Griechenland ist insbesondere für Flüchtlinge aus Afghanistan, dem Irak, Iran und Somalia das zentrale Tor nach Europa. Reisen sie dann weiter in ein anderes europäisches Land, droht ihnen wegen der europäischen Asylzuständigkeitsregelung - der sogenannten Dublin-II-Verordnung - die Rücküberstellung nach Griechenland.

Das Land ist damit völlig überfordert. Allein 2009 kamen offiziellen Statistiken zufolge 146.000 sogenannte Illegale. Jeder Zehnte in dem Ägäis-Staat lebende Mensch ist ein Nicht-EU-Ausländer.

Die Flüchtlinge treffen auf chaotische Zustände. Das Asylsystem ist nach Überzeugung von Menschenrechtsorganisationen völlig zusammengebrochen. Athen gewährt kaum Asyl, die Anerkennungsquote liegt unter einem Prozent. Die Abgelehnten bekommen ein Papier, indem es heißt: "Sie haben einen Monat Zeit, das Land zu verlassen." Wie und wohin, wissen die wenigsten. Die Folgen für die Gestrandeten: Rechtlosigkeit, Gefahr der Inhaftierung, Obdachlosigkeit und Hunger.

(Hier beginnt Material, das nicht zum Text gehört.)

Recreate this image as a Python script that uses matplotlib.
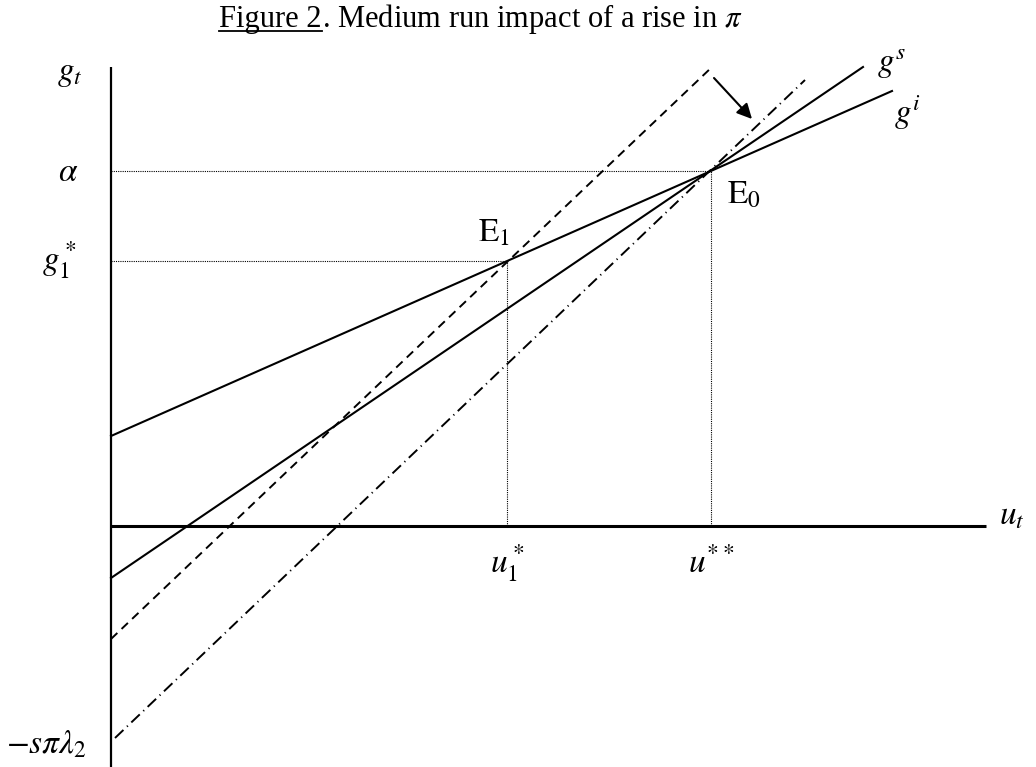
import matplotlib.pyplot as plt

plt.rcParams['mathtext.fontset'] = 'stix'
plt.rcParams['font.family'] = 'Liberation Serif'

# equilibrium points (u, g)
u_star2 = 6.0     # u**
alpha = 3.55
u_star1 = 3.96    # u1*
g_star1 = 2.65    # g1*

# lines: end points
gi_u = [0.0, 7.81]
gi_g = [0.90, 4.35]
gs_u = [0.0, 7.52]
gs_g = [-0.52, 4.59]
gs_old_u = [0.0, 6.01]
gs_old_g = [-1.13, 4.59]
gs_new_u = [0.04, 6.94]
gs_new_g = [-2.12, 4.46]

# arrow showing the shift
arrow_from = (6.03, 4.48)
arrow_to = (6.41, 4.07)

fig = plt.figure(figsize=(10.36, 7.67), dpi=100)
ax = fig.add_axes([0, 0, 1, 1])
ax.set_xlim(-1.11, 9.25)
ax.set_ylim(-2.41, 5.26)
ax.axis('off')

# axes of the diagram
ax.plot([0, 0], [-2.41, 4.59], color='black', lw=1.6, solid_capstyle='butt')
ax.plot([0, 8.75], [0, 0], color='black', lw=2.2, solid_capstyle='butt')

# dotted guides
dot = dict(color='black', lw=0.8, linestyle=(0, (1, 1)))
ax.plot([0, u_star2], [alpha, alpha], **dot)
ax.plot([u_star2, u_star2], [0, alpha], **dot)
ax.plot([0, u_star1], [g_star1, g_star1], **dot)
ax.plot([u_star1, u_star1], [0, g_star1], **dot)

# curves
ax.plot(gi_u, gi_g, color='black', lw=1.5)
ax.plot(gs_u, gs_g, color='black', lw=1.5)
ax.plot(gs_old_u, gs_old_g, color='black', lw=1.4, linestyle=(0, (4.5, 3)))
ax.plot(gs_new_u, gs_new_g, color='black', lw=1.4, linestyle=(0, (6, 2.5, 0.6, 2.5)))

ax.annotate('', xy=arrow_to, xytext=arrow_from,
            arrowprops=dict(arrowstyle='-|>,head_length=0.9,head_width=0.45',
                            color='black', lw=1.5, shrinkA=0, shrinkB=0))

fs = 24
ax.text(-0.41, 4.52, r'$g_t$', fontsize=fs, ha='center', va='center')
ax.text(-0.43, 3.53, r'$\alpha$', fontsize=fs, ha='center', va='center')
ax.text(-0.52, 2.66, r'$g_1^*$', fontsize=fs, ha='center', va='center')
ax.text(-0.64, -2.19, r'$-s\pi\lambda_2$', fontsize=fs, ha='center', va='center')
ax.text(3.83, 2.93, r'$\mathrm{E}_1$', fontsize=fs, ha='center', va='center')
ax.text(6.33, 3.31, r'$\mathrm{E}_0$', fontsize=fs, ha='center', va='center')
ax.text(u_star1, -0.37, r'$u_1^*$', fontsize=fs, ha='center', va='center')
ax.text(u_star2, -0.37, r'$u^{**}$', fontsize=fs, ha='center', va='center')
ax.text(9.01, 0.1, r'$u_t$', fontsize=fs, ha='center', va='center')
ax.text(7.81, 4.62, r'$g^s$', fontsize=fs, ha='center', va='center')
ax.text(7.96, 4.13, r'$g^i$', fontsize=fs, ha='center', va='center')

# title with underlined "Figure 2"
tsize = 22
t1 = fig.text(219 / 1036, 1 - 27 / 767, 'Figure 2', fontsize=tsize, ha='left', va='baseline')
fig.canvas.draw()
bb = t1.get_window_extent()
fig.text(bb.x1 / 1036, 1 - 27 / 767, r'. Medium run impact of a rise in $\pi$',
         fontsize=tsize, ha='left', va='baseline')
y_ul = bb.y0 + 3
fig.add_artist(plt.Line2D([bb.x0 / 1036, bb.x1 / 1036], [y_ul / 767, y_ul / 767],
                          color='black', lw=1.3))

fig.savefig('out.png', dpi=100)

Aufgrund des Mangels an Übersetzern und Informationen von den Beamten vor Ort erfahren die meisten Flüchtlinge nichts über ihre Rechte. Sie wissen daher nicht einmal, was auf dem Papier steht, das man sie unterschreiben lässt. Im besten Fall erklärt man ihnen was der Abschiebebescheid bedeutet, nämlich "freiwillige" Ausreise.

Anstatt "willkommen" hört man in Griechenland als erstes "Malakas" (Arschloch). Demzufolge ist "Malakas" auch das erste Wort, das Flüchtlinge in Griechenland lernen und es ist symbolisch für das Gefühl des Nichtwillkommenseins. Nach ihrer Freilassung zieht es viele Flüchtlinge von den Grenzen ins Zentrum nach Athen. Dort befinden sich Hilfseinrichtungen und von dort aus geht es in diverse Lager.

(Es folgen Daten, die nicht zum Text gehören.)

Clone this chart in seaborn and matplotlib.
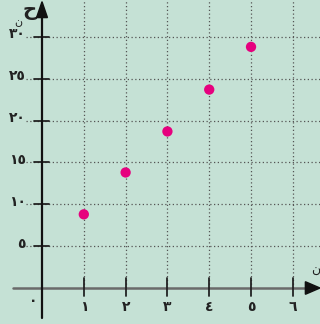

In den wenigen Aufnahmelagern ist die Situation chaotisch. In den westgriechischen Häfen von Patras und Igoumenitsa und in der Stadt Alexandroupolis nahe der Grenze zur Türkei leben Hunderte Menschen in Elendsbaracken. In Athen haben sich Ghettos gebildet, in denen Tausende verzweifelte Menschen hausen. Sie müssen betteln, um zu überleben. Einige griffen jetzt zu drastischen Mitteln. Sie traten in einen Hungerstreik und nähten sich dafür den Mund zu!

Rassistische Gewalt

Im Stadtteil Agios Panteleimon kommt es seit Monaten zu Zwischenfällen rassistischer Gewalt. "Hier ist ein Gewächshaus für rechtsextremistische Gewalt", sagt der Journalist Dimitris Trimis. Eine Caritas-Mitarbeiterin in Athen warnt: "Die Zahl der Migranten ohne Perspektive ist mittlerweile kritisch geworden. Wenn noch mehr kommen, könnte es zur Explosion kommen."

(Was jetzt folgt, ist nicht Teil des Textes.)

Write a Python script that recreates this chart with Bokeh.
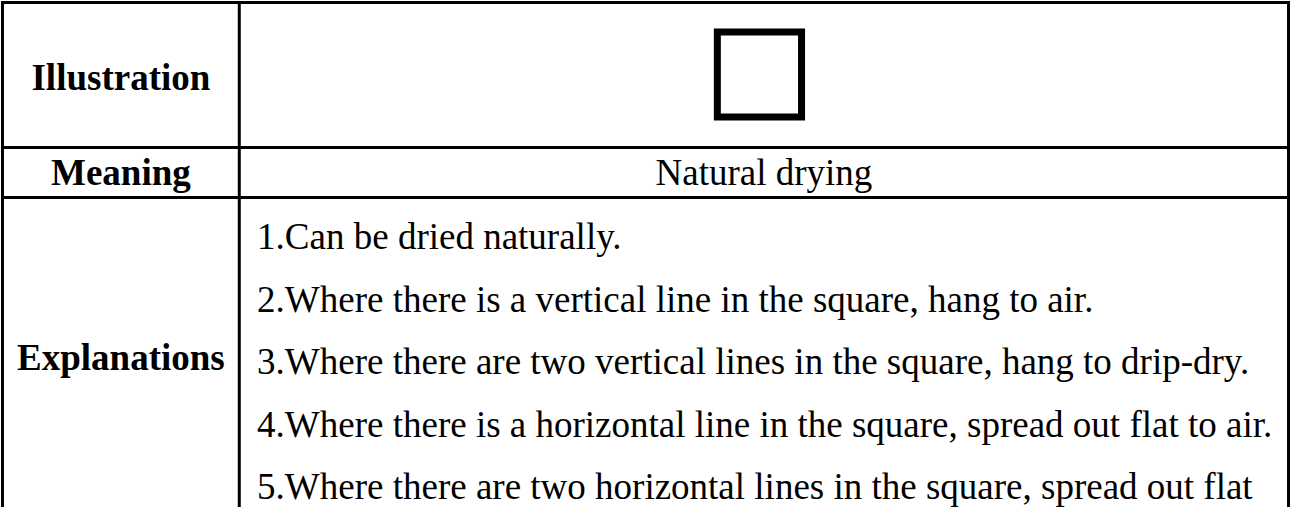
from bokeh.plotting import figure
from bokeh.models import Range1d, ColumnDataSource
from bokeh.core.properties import value
from bokeh.embed import file_html
from bokeh.resources import INLINE

# ---- content ----
row_labels = ["Illustration", "Meaning", "Explanations"]
meaning_text = ["Natural drying"]
explanations = [
    "1.Can be dried naturally.",
    "2.Where there is a vertical line in the square, hang to air.",
    "3.Where there are two vertical lines in the square, hang to drip-dry.",
    "4.Where there is a horizontal line in the square, spread out flat to air.",
    "5.Where there are two horizontal lines in the square, spread out flat",
]

# ---- layout (reference pixel coordinates) ----
T_LEFT, T_RIGHT, T_TOP, T_BOTTOM = 5, 1303, 10, 530
DIV_X = 244
ROW_BOUNDS = [10, 155, 205, 530]
FONT = "Liberation Serif"
FS = "37px"
DY = -12  # baseline correction
LINE_STEP = 62.5

p = figure(width=1290, height=507, output_backend="svg", toolbar_location=None,
           x_range=Range1d(3, 1305), y_range=Range1d(515, 8),
           min_border=0, outline_line_color=None, background_fill_color="white",
           border_fill_color="white")
p.axis.visible = False
p.grid.visible = False

# table lines
p.segment(x0=[T_LEFT - 1.5] * 3, x1=[T_RIGHT + 1.5] * 3,
          y0=ROW_BOUNDS[:3], y1=ROW_BOUNDS[:3], line_color="black", line_width=3)
p.segment(x0=[T_LEFT, DIV_X, T_RIGHT], x1=[T_LEFT, DIV_X, T_RIGHT],
          y0=[T_TOP] * 3, y1=[T_BOTTOM] * 3, line_color="black", line_width=3)

# illustration: square symbol
cx = (DIV_X + T_RIGHT) / 2 - 4.5
p.rect(x=[cx], y=[82], width=85, height=85, fill_color="white",
       line_color="black", line_width=7, line_join="miter")

# left column labels
label_y = [97 + DY, 192 + DY, 377 + DY]
lab_src = ColumnDataSource(dict(x=[(T_LEFT + DIV_X) / 2] * 3, y=label_y, t=row_labels))
p.text(x="x", y="y", text="t", source=lab_src, text_font=value(FONT),
       text_font_style="bold", text_font_size=FS, text_align="center",
       text_baseline="alphabetic", text_color="black")

# meaning
p.text(x=[(DIV_X + T_RIGHT) / 2], y=[192 + DY], text=meaning_text, text_font=value(FONT),
       text_font_size=FS, text_align="center", text_baseline="alphabetic",
       text_color="black")

# explanations
ex_y = [256 + DY + LINE_STEP * i for i in range(len(explanations))]
ex_src = ColumnDataSource(dict(x=[262] * len(explanations), y=ex_y, t=explanations))
p.text(x="x", y="y", text="t", source=ex_src, text_font=value(FONT),
       text_font_size=FS, text_align="left", text_baseline="alphabetic",
       text_color="black")

open("out.html", "w").write(file_html(p, INLINE))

Der Priester Stelios, dessen Kirche im Stadtteil Patissia täglich Flüchtlingen ein Mittagessen bietet, sagt: "Ich habe langsam Angst." Rechtsextremisten haben bereits gedroht, er könnte "ums Leben kommen", wenn er weiter Migranten helfe.

In dieser dramatischen Situation richten sich die Blicke auf den Nachbarn Türkei. Denn auch die von Athen angeforderten EU-Grenzschützer werden den Strom von Flüchtlingen, die über türkisches Territorium nach Westeuropa kommen, nicht bewältigen können. Ein Rückübernahme-Abkommen, mit dem sich Ankara verpflichtet, Flüchtlinge wieder aufzunehmen, ist zwar so gut wie fertig, da es die EU zur Voraussetzung für Erleichterungen für die Türken in der Visafrage erklärt hat. Doch die Türkei zögert. Sie befürchtet, dass die EU auch nach Unterzeichnung des Abkommens die Visumspflicht nicht lockern wird.

Hinter dem Streit stecken auch finanzielle Differenzen. Experten schätzen die Kosten für Wiederaufnahme und Unterbringung von Flüchtlingen aus Westeuropa in die Türkei auf 1,2 Milliarden Euro pro Jahr. Die EU will aber nur mit 70 Millionen Euro helfen.